— start of Recorded data —
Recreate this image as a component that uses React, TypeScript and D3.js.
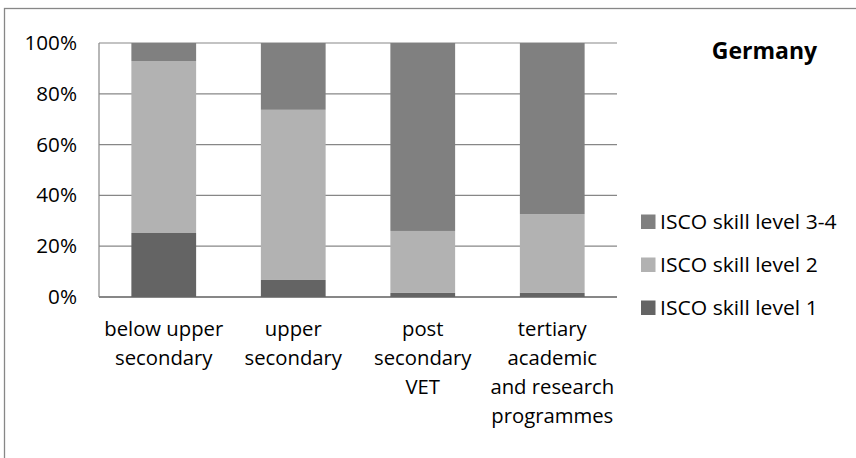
import React from "react";
import * as d3 from "d3";

const categories = [
  ["below upper", "secondary"],
  ["upper", "secondary"],
  ["post", "secondary", "VET"],
  ["tertiary", "academic", "and research", "programmes"],
];
const seriesNames = ["ISCO skill level 1", "ISCO skill level 2", "ISCO skill level 3-4"];
const level1 = [25.2, 6.7, 1.6, 1.6];
const level2 = [67.7, 67.0, 24.4, 31.0];
const level34 = [7.1, 26.3, 74.0, 67.4];
const yTicks = [0, 20, 40, 60, 80, 100];
const colors = ["#646464", "#b2b2b2", "#808080"];

const W = 856;
const H = 458;
const FONT = "'Open Sans', 'Noto Sans', sans-serif";

export default function App() {
  const left = 99, right = 617, top = 43, bottom = 297;
  const x = d3.scaleBand<number>().domain(d3.range(categories.length)).range([left, right]).paddingInner(0.5).paddingOuter(0.25);
  const y = d3.scaleLinear().domain([0, 100]).range([bottom, top]);
  const rows = categories.map((_, i) => ({ i, l1: level1[i], l2: level2[i], l34: level34[i] }));
  const stack = d3.stack<any>().keys(["l1", "l2", "l34"])(rows);

  return (
    <svg width={W} height={H} style={{ position: "absolute", left: 0, top: 0 }} fontFamily={FONT}>
      <rect x={0} y={0} width={W} height={H} fill="#fff" />
      <rect x={4.5} y={8.5} width={W + 20} height={H + 20} fill="none" stroke="#878787" strokeWidth={1.3} />
      {yTicks.map((t) => (
        <g key={t}>
          <line x1={left} x2={right} y1={y(t)} y2={y(t)} stroke="#878787" strokeWidth={t === 0 ? 1.8 : 1.2} />
          <text x={77} y={y(t)} dy="0.36em" textAnchor="end" fontSize={19.5} fill="#000" transform={`translate(77,0) scale(1.06,1) translate(-77,0)`}>
            {t}%
          </text>
        </g>
      ))}
      <line x1={left} x2={left} y1={top} y2={bottom} stroke="#878787" strokeWidth={1.2} />
      {stack.map((s, si) =>
        s.map((d: any, i: number) => (
          <rect key={si + "-" + i} x={x(i)} width={x.bandwidth()} y={y(d[1])} height={y(d[0]) - y(d[1])} fill={colors[si]} />
        ))
      )}
      {categories.map((lines, i) => {
        const cx = (x(i) as number) + x.bandwidth() / 2;
        return (
          <text key={i} textAnchor="middle" fontSize={19.5} fill="#000" transform={`translate(${cx},0) scale(1.04,1)`}>
            {lines.map((l, j) => (
              <tspan key={j} x={0} y={336.5 + j * 28.7}>{l}</tspan>
            ))}
          </text>
        );
      })}
      <text x={764.5} y={58.5} textAnchor="middle" fontSize={23} fontWeight="bold" fill="#000">Germany</text>
      {[2, 1, 0].map((si, k) => {
        const cy = 222 + k * 43;
        return (
          <g key={si}>
            <rect x={641} y={cy - 7.5} width={14.5} height={14.5} fill={colors[si]} />
            <text x={660} y={cy + 7.5} fontSize={20.5} fill="#000" transform={`translate(660,0) scale(1.03,1) translate(-660,0)`}>{seriesNames[si]}</text>
          </g>
        );
      })}
    </svg>
  );
}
— end of Recorded data —
Exercise details —
With the pictures left out, transcribe the material exactly.

Result for this task —
Recreate this image as a component that uses React, TypeScript and D3.js.
import React from "react";
import * as d3 from "d3";

const categories = [
  ["below upper", "secondary"],
  ["upper", "secondary"],
  ["post", "secondary", "VET"],
  ["tertiary", "academic", "and research", "programmes"],
];
const seriesNames = ["ISCO skill level 1", "ISCO skill level 2", "ISCO skill level 3-4"];
const level1 = [25.2, 6.7, 1.6, 1.6];
const level2 = [67.7, 67.0, 24.4, 31.0];
const level34 = [7.1, 26.3, 74.0, 67.4];
const yTicks = [0, 20, 40, 60, 80, 100];
const colors = ["#646464", "#b2b2b2", "#808080"];

const W = 856;
const H = 458;
const FONT = "'Open Sans', 'Noto Sans', sans-serif";

export default function App() {
  const left = 99, right = 617, top = 43, bottom = 297;
  const x = d3.scaleBand<number>().domain(d3.range(categories.length)).range([left, right]).paddingInner(0.5).paddingOuter(0.25);
  const y = d3.scaleLinear().domain([0, 100]).range([bottom, top]);
  const rows = categories.map((_, i) => ({ i, l1: level1[i], l2: level2[i], l34: level34[i] }));
  const stack = d3.stack<any>().keys(["l1", "l2", "l34"])(rows);

  return (
    <svg width={W} height={H} style={{ position: "absolute", left: 0, top: 0 }} fontFamily={FONT}>
      <rect x={0} y={0} width={W} height={H} fill="#fff" />
      <rect x={4.5} y={8.5} width={W + 20} height={H + 20} fill="none" stroke="#878787" strokeWidth={1.3} />
      {yTicks.map((t) => (
        <g key={t}>
          <line x1={left} x2={right} y1={y(t)} y2={y(t)} stroke="#878787" strokeWidth={t === 0 ? 1.8 : 1.2} />
          <text x={77} y={y(t)} dy="0.36em" textAnchor="end" fontSize={19.5} fill="#000" transform={`translate(77,0) scale(1.06,1) translate(-77,0)`}>
            {t}%
          </text>
        </g>
      ))}
      <line x1={left} x2={left} y1={top} y2={bottom} stroke="#878787" strokeWidth={1.2} />
      {stack.map((s, si) =>
        s.map((d: any, i: number) => (
          <rect key={si + "-" + i} x={x(i)} width={x.bandwidth()} y={y(d[1])} height={y(d[0]) - y(d[1])} fill={colors[si]} />
        ))
      )}
      {categories.map((lines, i) => {
        const cx = (x(i) as number) + x.bandwidth() / 2;
        return (
          <text key={i} textAnchor="middle" fontSize={19.5} fill="#000" transform={`translate(${cx},0) scale(1.04,1)`}>
            {lines.map((l, j) => (
              <tspan key={j} x={0} y={336.5 + j * 28.7}>{l}</tspan>
            ))}
          </text>
        );
      })}
      <text x={764.5} y={58.5} textAnchor="middle" fontSize={23} fontWeight="bold" fill="#000">Germany</text>
      {[2, 1, 0].map((si, k) => {
        const cy = 222 + k * 43;
        return (
          <g key={si}>
            <rect x={641} y={cy - 7.5} width={14.5} height={14.5} fill={colors[si]} />
            <text x={660} y={cy + 7.5} fontSize={20.5} fill="#000" transform={`translate(660,0) scale(1.03,1) translate(-660,0)`}>{seriesNames[si]}</text>
          </g>
        );
      })}
    </svg>
  );
}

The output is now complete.